Você já havia percebido que o correr dos anos o afasta, por vezes, de pessoas das quais gosta tanto, mas não tinha notado ainda o poder que Mestre Tempo tem também com a sua memória! E é nessa hora que você, leitor, se sente traído por si mesmo naquilo que lhe é mais caro: seu baú de lembranças ternas. E nesse momento parece perceber que não é mais dono de si próprio... Você levou os volumosos álbuns de fotos nas mudanças, de um apartamento para outro, mas não conseguiu infelizmente manter incólume o reservatório completo de suas memórias. Deplorável verdade!
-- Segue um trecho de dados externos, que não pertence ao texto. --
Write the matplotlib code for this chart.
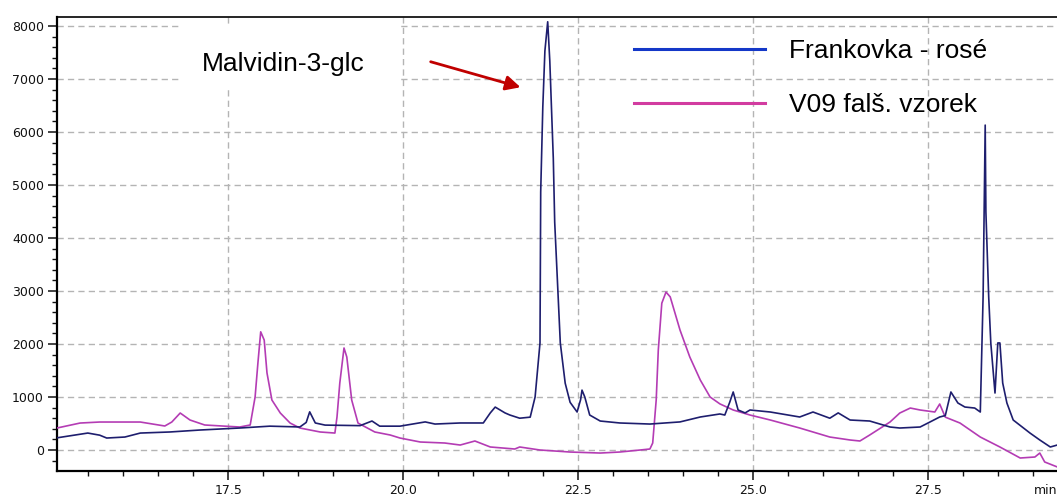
import matplotlib
matplotlib.use("Agg")
import matplotlib.pyplot as plt
from matplotlib.patches import Rectangle
from matplotlib.ticker import MultipleLocator, FormatStrFormatter

# retention time (min) and signal for the two chromatograms
frank_t = [15.05, 15.49, 15.66, 15.76, 16.02, 16.24, 16.66, 17.09, 17.66, 18.09,
           18.52, 18.61, 18.66, 18.74, 18.88, 19.38, 19.55, 19.66, 19.95, 20.31,
           20.45, 20.81, 21.14, 21.24, 21.31, 21.45, 21.52, 21.66, 21.81, 21.88,
           21.95, 21.96, 21.99, 22.02, 22.06, 22.09, 22.11, 22.14, 22.16, 22.24,
           22.31, 22.38, 22.48, 22.53, 22.55, 22.59, 22.66, 22.81, 23.09, 23.52,
           23.95, 24.24, 24.52, 24.59, 24.66, 24.71, 24.78, 24.88, 24.95, 25.24,
           25.66, 25.85, 26.09, 26.21, 26.38, 26.66, 26.95, 27.09, 27.38, 27.52,
           27.66, 27.74, 27.82, 27.92, 28.02, 28.16, 28.24, 28.28, 28.31, 28.32,
           28.36, 28.39, 28.45, 28.49, 28.52, 28.56, 28.62, 28.71, 28.95, 29.09,
           29.24, 29.34, 29.5]
frank_y = [230, 320, 280, 226, 245, 320, 340, 377, 415, 450,
           435, 520, 720, 510, 470, 460, 547, 450, 450, 530,
           490, 510, 510, 700, 810, 700, 660, 600, 620, 1000,
           2020, 4870, 6470, 7530, 8080, 7340, 6600, 5500, 4300, 2020,
           1260, 900, 717, 950, 1130, 1000, 660, 547, 510, 490,
           530, 623, 680, 660, 900, 1095, 755, 700, 755, 717,
           623, 717, 600, 700, 566, 547, 434, 415, 434, 528,
           623, 650, 1095, 887, 811, 792, 717, 2890, 6130, 4490,
           2890, 2020, 1075, 2020, 2020, 1264, 887, 566, 320, 189,
           57, 94, 60]

v09_t = [15.05, 15.38, 15.66, 16.24, 16.59, 16.69, 16.81, 16.95, 17.16, 17.66,
         17.81, 17.88, 17.92, 17.96, 18.01, 18.05, 18.12, 18.24, 18.38, 18.52,
         18.81, 19.02, 19.05, 19.09, 19.15, 19.19, 19.26, 19.35, 19.59, 19.81,
         19.95, 20.24, 20.59, 20.81, 21.02, 21.24, 21.59, 21.66, 21.95, 22.38,
         22.81, 23.09, 23.38, 23.52, 23.56, 23.61, 23.64, 23.69, 23.75, 23.81,
         23.95, 24.09, 24.24, 24.38, 24.52, 24.71, 24.95, 25.24, 25.66, 26.09,
         26.38, 26.52, 26.66, 26.95, 27.09, 27.24, 27.38, 27.59, 27.66, 27.74,
         27.95, 28.24, 28.52, 28.81, 29.02, 29.09, 29.16, 29.34, 29.5]
v09_y = [415, 509, 528, 528, 453, 528, 698, 566, 472, 434,
         472, 1000, 1640, 2230, 2075, 1453, 943, 698, 509, 415,
         340, 320, 623, 1264, 1925, 1755, 943, 509, 340, 283,
         226, 151, 132, 94, 170, 57, 19, 57, 0, -38,
         -57, -38, 0, 19, 132, 943, 1887, 2770, 2980, 2890,
         2264, 1755, 1320, 1000, 870, 755, 660, 566, 415, 245,
         189, 170, 283, 528, 698, 792, 755, 717, 868, 620,
         509, 245, 57, -151, -132, -57, -226, -320, -360]

labels = ["Frankovka - rosé", "V09 falš. vzorek"]
trace_colors = ["#1e1e6e", "#b43cb4"]
legend_colors = ["#1438c8", "#d23ca0"]

W, H = 1057, 497
fig = plt.figure(figsize=(W / 100, H / 100), dpi=100)
ax = fig.add_axes([57 / W, 26 / H, (1068.5 - 57) / W, 454 / H])

ax.plot(v09_t, v09_y, color=trace_colors[1], lw=1.2, zorder=3)
ax.plot(frank_t, frank_y, color=trace_colors[0], lw=1.2, zorder=4)

ax.set_xlim(15.05, 29.5)
ax.set_ylim(-396, 8170)

ax.xaxis.set_major_locator(MultipleLocator(2.5))
ax.xaxis.set_minor_locator(MultipleLocator(0.5))
ax.xaxis.set_major_formatter(FormatStrFormatter("%.1f"))
ax.yaxis.set_major_locator(MultipleLocator(1000))
ax.yaxis.set_minor_locator(MultipleLocator(200))

ax.grid(True, which="major", color="#b4b4b4", lw=1.0, linestyle=(0, (4.5, 3)))
ax.set_axisbelow(True)

for side in ["left", "bottom"]:
    ax.spines[side].set_linewidth(1.6)
ax.spines["top"].set_linewidth(1.2)
ax.spines["right"].set_visible(False)
ax.tick_params(which="major", length=6.5, width=1.1, labelsize=9, pad=3, colors="#111111")
ax.tick_params(which="minor", length=3.5, width=1.0, colors="#111111")
ax.tick_params(right=False, top=False)

# white box behind the peak label hides the grid
ax.add_patch(Rectangle((16.81, 6830), 3.14, 1190, facecolor="white", edgecolor="none", zorder=2))
ax.text(17.12, 7280, "Malvidin-3-glc", family="Liberation Sans", fontsize=19,
        va="center", ha="left", zorder=5)
ax.annotate("", xy=(21.71, 6830), xytext=(20.35, 7340),
            arrowprops=dict(arrowstyle="-|>", color="#c00000", lw=2, mutation_scale=22),
            zorder=5)

# legend drawn by hand, as in the original figure
leg_y = [49, 103]
for lab, col, yy in zip(labels, legend_colors, leg_y):
    fig.add_artist(plt.Line2D([634 / W, 765 / W], [1 - yy / H, 1 - yy / H],
                              color=col, lw=2.2, transform=fig.transFigure))
    fig.text(789 / W, 1 - (yy + 2) / H, lab, family="Liberation Sans", fontsize=19,
             va="center", ha="left")

fig.text(1034 / W, 1 - 490 / H, "min", fontsize=9, va="center", ha="left", color="#111111")

fig.savefig("out.png", dpi=100)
E a sua imagem, perante si e o mundo, terá mudado substancialmente? A julgar pelo estádio do espelho, ao se procurar ou (talvez) se identificar ou projetar ideologicamente no outro, talvez você esteja autoconstruindo uma imagem a partir do que lhe devolve o próprio reflexo... Então, a imagem de seu ex-futuro-cunhado e da sua amiga de adolescência – agora equiparados ao presente das novidades temporais – equivaleria ao seu juízo de valor de si próprio, na atual conjuntura (risos meio apavorados)?... Dá-lhe, Lacan! E, na esteira dessa autocompreensão, a lei do retorno dedutível pode ser o que se afigura como o seu eu, reflexo certo das cores e das dores do mundo. Menos: estaremos como os nossos semelhantes, assemelhados em idade, geração e imagem? Fica aqui a incógnita.